What will happen next? The government has just tightened loan-repayment terms for new borrowers. The new rules will somewhat cut government spending on higher education, by increasing the share of their debt that future students will be asked to pay back. In effect this will reverse Mrs May’s attempt to please the crowd six years ago. But the government has no stomach to anger students further by letting fees float up. In May Robert Halfon, the universities minister, said putting up fees was “the last thing I can do”, given the cost-of-living crisis. Fees are likely to remain frozen for at least another couple of years. Labour, which is likely to assume office after an election is called next year, has only just junked its long-held opposition to any tuition fees, so sudden increases are unlikely.

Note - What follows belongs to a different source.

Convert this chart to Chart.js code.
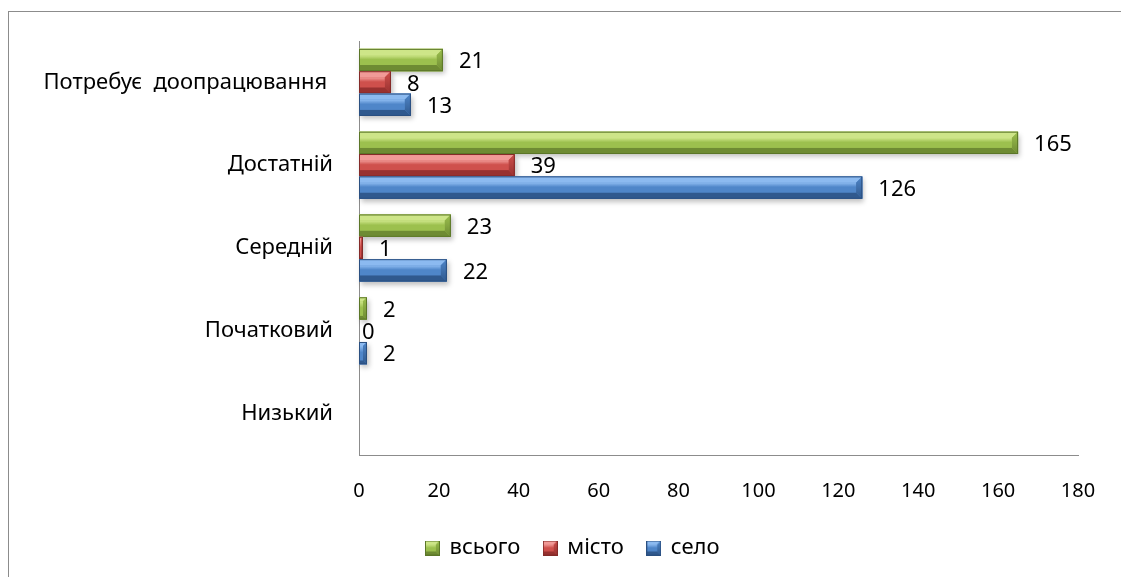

As money grows shorter, universities may make some useful efficiencies. But they will not necessarily shed their least useful activities. Tighter budgets could mean they promote the courses they find cheapest to deliver (generally not the rigorous technical degrees the government believes will make Britain more productive). That might end up increasing bills for government, if more graduates reach their twilight years without paying off their debts.

The decline in real fees feels like “a trap we don’t know how to get out of”, says Ms Stern of Universities UK. Universities may forgo investments in equipment and support services that gradually lower the quality of the degrees on offer. The big risk, she says, is not that a swathe of universities will go bust. “My worry is that we’re going back to the 1990s, where you get a system that is slowly run into the sand.”